September 17, 2009

Marjorie Rommel is a former newspaper reporter, photographer, and editor, and has driven a logging truck, cooked for a logging camp, worked as receptionist in a fly-by-night instant-salvation-by-hypnosis studio (the kids were hungry), and raised a large family. She provided public/media relations services for the City of Auburn and for the Tukwila School District, has taught creative writing in Puget Sound-area community college, and served as a visiting lecturer at Pacific Lutheran University. She was a Willard R. Espy Literary Foundation resident in 2000, and in 2001 received a White Bridge Traveling Fellowship from the Adam Family Foundation to live and write in Teton Valley, Idaho. She was awarded the Bloom’s Day Prize for Short Fiction in 2002, and earned her MFA from the Rainier Writing Workshop at PLU in 2007.

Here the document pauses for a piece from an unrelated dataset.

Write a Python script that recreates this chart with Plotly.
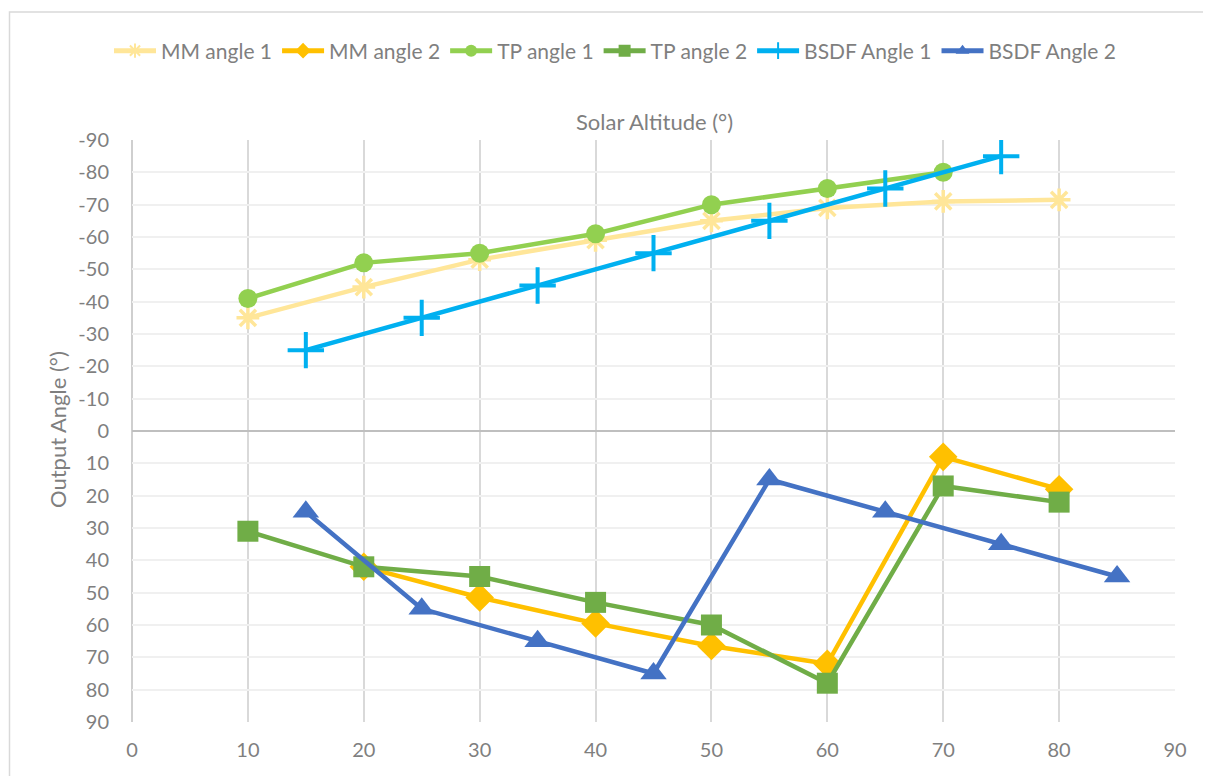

Shadowbyrd, aka “The Voice,” was first published in 1965 and has been performing poetry in his distinctively theatrical style for more than forty years. In that span, he has done most of the usual poet things as occupant of what he describes as “a centrist niche in the poetry spectrum, located somewhere between academic ennui and street noise.” Perhaps the best description of Shadowbyrd has been furnished by Malcolm H. Kenyon, who calls him “a bete noir with tangled mane and ringingly unrepentant trochees.”